The exercise
What is needed is an exact copy of the lines from the one containing "Give me the matplotlib source for this chart." to the one containing "plt.rcParams['font.weight'] = 'bold'", both lines included, and no other lines.

Dataset content
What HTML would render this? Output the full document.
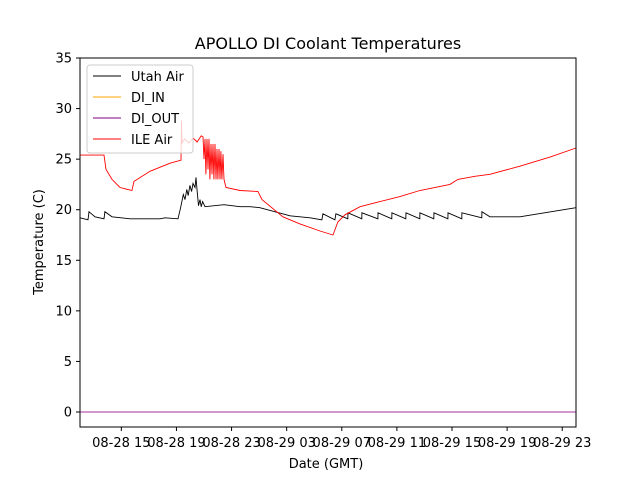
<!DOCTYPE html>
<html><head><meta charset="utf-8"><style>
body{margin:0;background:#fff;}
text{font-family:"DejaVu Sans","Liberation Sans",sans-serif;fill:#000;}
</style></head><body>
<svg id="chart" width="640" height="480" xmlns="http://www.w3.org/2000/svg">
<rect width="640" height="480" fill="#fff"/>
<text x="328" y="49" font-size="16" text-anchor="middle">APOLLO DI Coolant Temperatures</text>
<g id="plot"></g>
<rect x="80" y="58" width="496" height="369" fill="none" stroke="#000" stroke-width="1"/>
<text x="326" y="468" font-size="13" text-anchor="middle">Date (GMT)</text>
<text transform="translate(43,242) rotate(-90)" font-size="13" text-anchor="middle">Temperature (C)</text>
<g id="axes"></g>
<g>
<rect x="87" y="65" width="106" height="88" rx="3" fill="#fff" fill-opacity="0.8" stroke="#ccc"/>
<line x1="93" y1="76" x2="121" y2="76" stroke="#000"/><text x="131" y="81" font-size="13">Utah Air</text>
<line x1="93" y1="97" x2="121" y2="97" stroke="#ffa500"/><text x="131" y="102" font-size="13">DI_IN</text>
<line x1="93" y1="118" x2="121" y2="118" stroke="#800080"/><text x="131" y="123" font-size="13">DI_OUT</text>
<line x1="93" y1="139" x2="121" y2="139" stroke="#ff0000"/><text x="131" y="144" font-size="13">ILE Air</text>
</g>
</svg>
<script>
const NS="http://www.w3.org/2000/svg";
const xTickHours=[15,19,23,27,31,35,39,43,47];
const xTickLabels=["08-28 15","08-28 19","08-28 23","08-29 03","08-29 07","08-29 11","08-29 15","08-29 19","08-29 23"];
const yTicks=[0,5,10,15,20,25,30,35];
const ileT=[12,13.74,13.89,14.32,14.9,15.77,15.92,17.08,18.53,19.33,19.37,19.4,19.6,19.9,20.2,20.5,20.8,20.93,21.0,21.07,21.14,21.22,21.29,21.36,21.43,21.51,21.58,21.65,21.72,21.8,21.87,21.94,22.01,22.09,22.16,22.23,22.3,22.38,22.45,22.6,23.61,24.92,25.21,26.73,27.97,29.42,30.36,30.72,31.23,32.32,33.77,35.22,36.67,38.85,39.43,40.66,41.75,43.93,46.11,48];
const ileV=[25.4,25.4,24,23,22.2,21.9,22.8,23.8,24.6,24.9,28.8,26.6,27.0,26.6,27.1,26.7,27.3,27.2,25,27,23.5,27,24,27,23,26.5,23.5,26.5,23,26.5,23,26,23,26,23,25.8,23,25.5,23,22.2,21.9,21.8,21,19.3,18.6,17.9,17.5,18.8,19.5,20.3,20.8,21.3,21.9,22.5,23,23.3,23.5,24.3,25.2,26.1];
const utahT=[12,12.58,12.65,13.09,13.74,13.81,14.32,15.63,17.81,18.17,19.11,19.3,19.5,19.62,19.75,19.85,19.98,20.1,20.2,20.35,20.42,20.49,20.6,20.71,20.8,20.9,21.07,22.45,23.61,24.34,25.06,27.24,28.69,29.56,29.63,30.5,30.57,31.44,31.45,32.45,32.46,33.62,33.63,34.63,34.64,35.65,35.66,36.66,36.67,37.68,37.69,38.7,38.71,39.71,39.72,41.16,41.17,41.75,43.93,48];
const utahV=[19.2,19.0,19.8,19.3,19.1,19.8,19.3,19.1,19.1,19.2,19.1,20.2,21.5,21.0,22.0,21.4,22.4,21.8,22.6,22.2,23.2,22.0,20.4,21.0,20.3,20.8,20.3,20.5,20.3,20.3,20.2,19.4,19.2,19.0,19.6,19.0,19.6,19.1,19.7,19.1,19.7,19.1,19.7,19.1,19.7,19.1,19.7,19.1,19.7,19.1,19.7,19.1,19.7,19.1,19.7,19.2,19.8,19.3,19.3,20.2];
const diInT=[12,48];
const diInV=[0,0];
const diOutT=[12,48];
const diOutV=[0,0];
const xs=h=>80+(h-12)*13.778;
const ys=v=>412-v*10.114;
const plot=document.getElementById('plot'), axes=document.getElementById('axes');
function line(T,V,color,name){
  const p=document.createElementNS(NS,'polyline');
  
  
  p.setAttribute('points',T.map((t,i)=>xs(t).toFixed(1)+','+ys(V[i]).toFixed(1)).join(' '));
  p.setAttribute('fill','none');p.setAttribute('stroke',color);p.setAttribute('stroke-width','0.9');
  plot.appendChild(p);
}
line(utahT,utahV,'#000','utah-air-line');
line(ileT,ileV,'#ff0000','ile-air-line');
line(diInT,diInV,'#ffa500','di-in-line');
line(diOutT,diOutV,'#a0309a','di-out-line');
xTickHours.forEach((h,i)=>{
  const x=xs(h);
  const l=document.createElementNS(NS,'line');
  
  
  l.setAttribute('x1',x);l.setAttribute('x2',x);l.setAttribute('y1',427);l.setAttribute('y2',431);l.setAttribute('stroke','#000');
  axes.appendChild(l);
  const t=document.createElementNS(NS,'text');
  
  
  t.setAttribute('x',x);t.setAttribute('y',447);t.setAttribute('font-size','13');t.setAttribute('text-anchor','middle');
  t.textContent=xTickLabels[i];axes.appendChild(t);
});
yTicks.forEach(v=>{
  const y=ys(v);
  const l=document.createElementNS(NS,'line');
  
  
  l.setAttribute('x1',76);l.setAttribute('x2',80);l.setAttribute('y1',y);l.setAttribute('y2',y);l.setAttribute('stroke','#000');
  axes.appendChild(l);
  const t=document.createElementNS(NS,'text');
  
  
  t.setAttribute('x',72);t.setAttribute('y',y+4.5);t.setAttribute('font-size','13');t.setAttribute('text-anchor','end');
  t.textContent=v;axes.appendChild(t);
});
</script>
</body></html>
---
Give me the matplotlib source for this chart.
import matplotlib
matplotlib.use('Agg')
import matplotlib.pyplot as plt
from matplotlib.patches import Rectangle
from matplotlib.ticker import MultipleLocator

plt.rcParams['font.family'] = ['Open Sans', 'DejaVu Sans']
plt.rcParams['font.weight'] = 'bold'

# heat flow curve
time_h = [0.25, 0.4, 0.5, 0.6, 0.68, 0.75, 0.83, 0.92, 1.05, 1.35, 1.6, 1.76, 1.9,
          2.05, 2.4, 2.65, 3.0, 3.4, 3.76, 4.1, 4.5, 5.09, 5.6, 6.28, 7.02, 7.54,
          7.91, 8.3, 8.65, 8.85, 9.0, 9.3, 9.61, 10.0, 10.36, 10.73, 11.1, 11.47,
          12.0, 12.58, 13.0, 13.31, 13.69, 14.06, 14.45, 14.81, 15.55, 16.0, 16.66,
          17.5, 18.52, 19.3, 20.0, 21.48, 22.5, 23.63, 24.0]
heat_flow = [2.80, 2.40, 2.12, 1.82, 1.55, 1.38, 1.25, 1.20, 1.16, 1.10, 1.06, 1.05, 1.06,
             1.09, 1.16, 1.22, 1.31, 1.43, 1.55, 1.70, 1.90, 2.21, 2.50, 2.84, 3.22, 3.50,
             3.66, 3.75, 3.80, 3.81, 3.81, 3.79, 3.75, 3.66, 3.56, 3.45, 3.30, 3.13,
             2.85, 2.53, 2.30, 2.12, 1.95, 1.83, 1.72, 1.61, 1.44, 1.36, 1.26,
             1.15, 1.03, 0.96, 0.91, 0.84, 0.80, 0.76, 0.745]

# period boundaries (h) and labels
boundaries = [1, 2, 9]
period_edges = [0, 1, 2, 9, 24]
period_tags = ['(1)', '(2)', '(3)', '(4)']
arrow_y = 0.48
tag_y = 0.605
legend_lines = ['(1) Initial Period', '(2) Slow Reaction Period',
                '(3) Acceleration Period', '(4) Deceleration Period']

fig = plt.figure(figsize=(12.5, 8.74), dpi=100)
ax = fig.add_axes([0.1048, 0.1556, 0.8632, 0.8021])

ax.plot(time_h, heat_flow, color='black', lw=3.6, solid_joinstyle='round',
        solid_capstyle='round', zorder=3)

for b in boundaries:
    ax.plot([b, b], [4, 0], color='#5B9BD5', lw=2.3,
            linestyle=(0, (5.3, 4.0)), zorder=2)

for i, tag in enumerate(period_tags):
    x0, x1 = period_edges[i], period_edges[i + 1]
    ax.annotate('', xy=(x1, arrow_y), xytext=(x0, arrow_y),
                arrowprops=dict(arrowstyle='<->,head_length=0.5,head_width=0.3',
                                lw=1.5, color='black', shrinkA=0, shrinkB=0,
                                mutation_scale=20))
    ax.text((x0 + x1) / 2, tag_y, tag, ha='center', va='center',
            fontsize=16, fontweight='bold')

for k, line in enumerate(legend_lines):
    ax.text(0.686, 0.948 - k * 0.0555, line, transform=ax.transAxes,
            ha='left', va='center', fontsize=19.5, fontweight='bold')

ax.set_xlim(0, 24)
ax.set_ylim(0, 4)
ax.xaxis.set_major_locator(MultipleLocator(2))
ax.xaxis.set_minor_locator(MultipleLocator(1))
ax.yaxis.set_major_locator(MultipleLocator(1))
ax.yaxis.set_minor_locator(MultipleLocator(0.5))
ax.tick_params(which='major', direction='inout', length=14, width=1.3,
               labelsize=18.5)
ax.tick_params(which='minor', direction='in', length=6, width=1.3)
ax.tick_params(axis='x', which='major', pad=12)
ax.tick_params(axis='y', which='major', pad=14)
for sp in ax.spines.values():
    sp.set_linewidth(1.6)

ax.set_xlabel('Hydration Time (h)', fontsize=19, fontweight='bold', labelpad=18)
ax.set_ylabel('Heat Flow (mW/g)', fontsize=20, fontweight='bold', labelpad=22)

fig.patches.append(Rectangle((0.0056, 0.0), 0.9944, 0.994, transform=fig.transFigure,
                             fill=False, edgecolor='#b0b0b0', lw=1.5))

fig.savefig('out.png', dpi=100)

Answer to the exercise
Give me the matplotlib source for this chart.
import matplotlib
matplotlib.use('Agg')
import matplotlib.pyplot as plt
from matplotlib.patches import Rectangle
from matplotlib.ticker import MultipleLocator

plt.rcParams['font.family'] = ['Open Sans', 'DejaVu Sans']
plt.rcParams['font.weight'] = 'bold'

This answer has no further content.